Soccer

LAFCO to get amended Elk Grove land-use plan

Elk Grove is expanding the amount of land it proposes to annex for a planned sports complex because the regional commission that oversees city boundary changes found the first proposal too small.

In February, Elk Grove submitted a sphere of influence application to the Sacramento County Local Agency Formation Commission to bring 100 acres that the city purchased into its planning area – the first step toward annexation.

Commissioners kicked back the proposal, telling the city to include properties around the project so the annexation wouldn’t stick out like an isolated thumb from the south boundary of the city.

LAFCO largely frowns upon the formation of such so-called peninsulas – sections of incorporated land bordered by chunks of unincorporated land – but Peter Brundage, LAFCO’s executive officer, said commissioners evaluate peninsulas on a case-by-case basis.

The new plan Elk Grove will send to LAFCO expands the area to roughly 580 acres, much of it to the west of the proposed athletic facility, but leaves other landowners on the sidelines.

The rectangular 100-acre plot was originally intended to persuade Major League Soccer to locate a franchise in the suburban city. With Sacramento’s Republic FC now leading a charge to build a stadium in downtown Sacramento, Elk Grove has shifted gears. Today, the city envisions the Elk Grove Multi-Sports Complex as a youth sports hub that would contain as many as 16 fields and a 9,000-seat stadium that could be expanded to hold more spectators or host concerts and other events.

Landowners to the north and the east of the proposed playing fields objected to being left out of the potential city expansion.

“The (sports complex) proposal is far-reaching. It is a significant land use. There are impacts and implications beyond the borders of this property,” said land attorney George Phillips, who represents landowners Dale and Pat Mahon and John and Jack Kautz, at the City Council meeting last week. “A more comprehensive look can be done in a timely fashion and not complicate the city’s life too much or slow down the park.”

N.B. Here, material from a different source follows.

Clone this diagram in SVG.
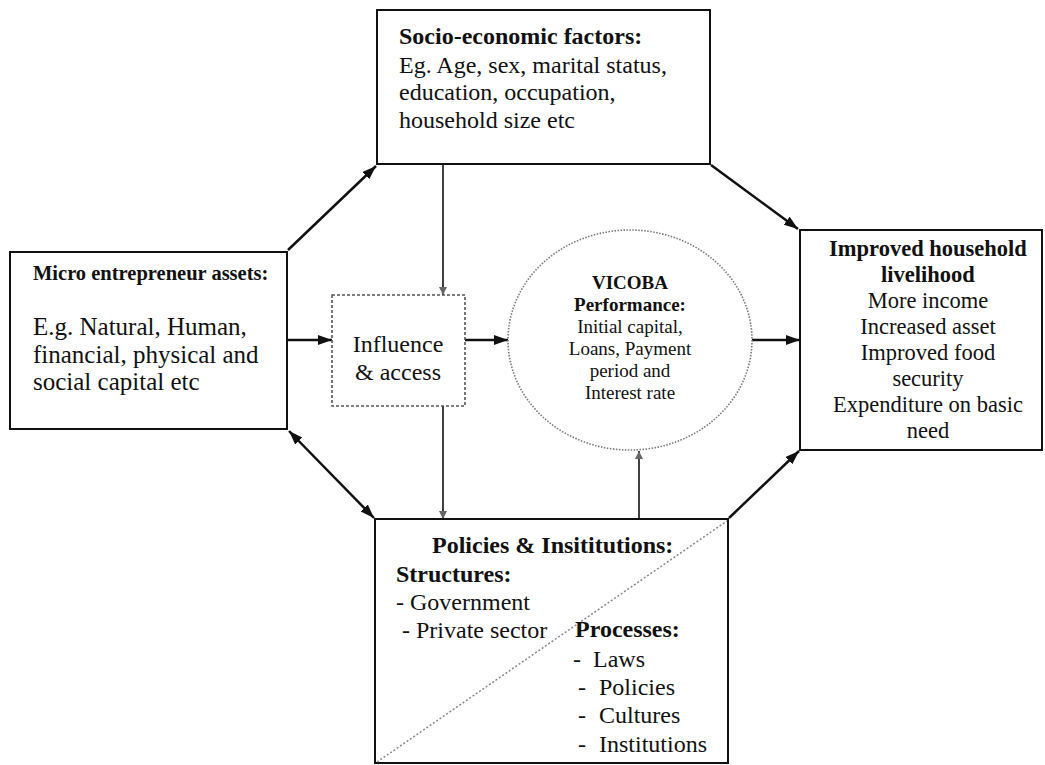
<svg xmlns="http://www.w3.org/2000/svg" width="1045" height="765" viewBox="0 0 1045 765">
<style>
.box{fill:#fff;stroke:#111;stroke-width:2}
.t{font-family:"Liberation Serif","Times New Roman",serif;fill:#111}
.b{font-weight:bold}
.c{text-anchor:middle}
.con{stroke:#111;stroke-width:2.5;fill:none}
.thin{stroke:#111;stroke-width:1.6;fill:none}
</style>
<defs>
<marker id="arr" markerUnits="userSpaceOnUse" markerWidth="15" markerHeight="11" refX="14" refY="5" orient="auto-start-reverse" viewBox="0 0 15 11">
<path d="M0,0 L14,5 L0,10 z" fill="#111"/>
</marker>
<marker id="sm" markerUnits="userSpaceOnUse" markerWidth="9" markerHeight="9" refX="8" refY="4" orient="auto" viewBox="0 0 9 9">
<path d="M0,0 L8,4 L0,8 z" fill="#666"/>
</marker>
</defs>
<rect width="1045" height="765" fill="#fff"/>

<g id="connectors">
<line class="con" x1="288" y1="250" x2="376" y2="166" marker-end="url(#arr)"/>
<line class="con" x1="711" y1="165" x2="798" y2="229" marker-end="url(#arr)"/>
<line class="con" x1="289" y1="431" x2="374" y2="518" marker-start="url(#arr)" marker-end="url(#arr)"/>
<line class="con" x1="729" y1="518" x2="799" y2="451" marker-end="url(#arr)"/>
<line class="thin" x1="443" y1="164" x2="443" y2="295" marker-end="url(#sm)"/>
<line class="thin" x1="443" y1="406" x2="443" y2="519" marker-end="url(#sm)"/>
<line class="thin" x1="639" y1="519" x2="639" y2="451" marker-end="url(#sm)"/>
<line class="con" x1="287" y1="340" x2="332" y2="340" marker-end="url(#arr)"/>
<line class="con" x1="465" y1="340" x2="508" y2="340" marker-end="url(#arr)"/>
<line class="con" x1="752" y1="340" x2="800" y2="340" marker-end="url(#arr)"/>
</g>

<g id="socio">
<rect class="box" x="377" y="10" width="333" height="154"/>
<text class="t b" x="399" y="44" font-size="24">Socio-economic factors:</text>
<text class="t" x="399" y="73" font-size="24">Eg. Age, sex, marital status,</text>
<text class="t" x="399" y="100" font-size="24">education, occupation,</text>
<text class="t" x="399" y="128" font-size="24">household size etc</text>
</g>

<g id="assets">
<rect class="box" x="10" y="252" width="277" height="177"/>
<text class="t b" x="33" y="280" font-size="20.5">Micro entrepreneur assets:</text>
<text class="t" x="33" y="335" font-size="25">E.g. Natural, Human,</text>
<text class="t" x="33" y="363" font-size="25">financial, physical and</text>
<text class="t" x="33" y="390" font-size="25">social capital etc</text>
</g>

<g id="influence">
<rect x="332" y="295" width="133" height="111" fill="#fff" stroke="#555" stroke-width="1.6" stroke-dasharray="3,2"/>
<text class="t c" x="398" y="352" font-size="24">Influence</text>
<text class="t c" x="398" y="380" font-size="24">&amp; access</text>
</g>

<g id="vicoba">
<ellipse cx="630" cy="340" rx="122" ry="110" fill="#fff" stroke="#777" stroke-width="1.6" stroke-dasharray="1.5,1.5"/>
<text class="t b c" x="630" y="289" font-size="19">VICOBA</text>
<text class="t b c" x="630" y="311" font-size="19">Performance:</text>
<text class="t c" x="630" y="333" font-size="19">Initial capital,</text>
<text class="t c" x="630" y="355" font-size="19">Loans, Payment</text>
<text class="t c" x="630" y="377" font-size="19">period and</text>
<text class="t c" x="630" y="399" font-size="19">Interest rate</text>
</g>

<g id="livelihood">
<rect class="box" x="800" y="230" width="242" height="220"/>
<text class="t b c" x="928" y="256" font-size="22.5">Improved household</text>
<text class="t b c" x="928" y="282" font-size="22.5">livelihood</text>
<text class="t c" x="928" y="308" font-size="22.5">More income</text>
<text class="t c" x="928" y="334" font-size="22.5">Increased asset</text>
<text class="t c" x="928" y="360" font-size="22.5">Improved food</text>
<text class="t c" x="928" y="386" font-size="22.5">security</text>
<text class="t c" x="928" y="412" font-size="22.5">Expenditure on basic</text>
<text class="t c" x="928" y="438" font-size="22.5">need</text>
</g>

<g id="policies">
<rect class="box" x="375" y="519" width="353" height="244"/>
<line x1="377" y1="762" x2="727" y2="521" stroke="#888" stroke-width="1.5" stroke-dasharray="2,2"/>
<text class="t b" x="432" y="553" font-size="24">Policies &amp; Insititutions:</text>
<text class="t b" x="396" y="582" font-size="24">Structures:</text>
<text class="t" x="396" y="610" font-size="24">- Government</text>
<text class="t" x="402" y="638" font-size="24">- Private sector</text>
<text class="t b" x="575" y="637" font-size="24">Processes:</text>
<text class="t" x="573" y="667" font-size="24">-<tspan x="593">Laws</tspan></text>
<text class="t" x="578" y="695" font-size="24">-<tspan x="599">Policies</tspan></text>
<text class="t" x="578" y="723" font-size="24">-<tspan x="599">Cultures</tspan></text>
<text class="t" x="578" y="752" font-size="24">-<tspan x="599">Institutions</tspan></text>
</g>
</svg>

Council members from the dais told the landowners east of the proposed amendment area to lobby LAFCO, not Elk Grove, or wait for a future general plan update to revisit the issue.

“We’re trying to be very, very cautious. We don’t want to amend what we’ve got in the works already,” said Elk Grove Councilman Steve Detrick.

Adding the north and east parcels would have expanded the amended sphere to roughly 900 acres, potentially delaying the city’s sports complex plans, said Councilman Darren Suen.

“We run the risk of upsetting the apple cart for a larger vision, which is a sports complex. Ideally, you want to look broadly, not piecemeal. ... We, the city, want to influence what happens in that area,” Suen said. “I go back to the priority at hand, which is to bring in the sports complex property so that we can actually control it and then get to some specifics about what we’re going to do there.”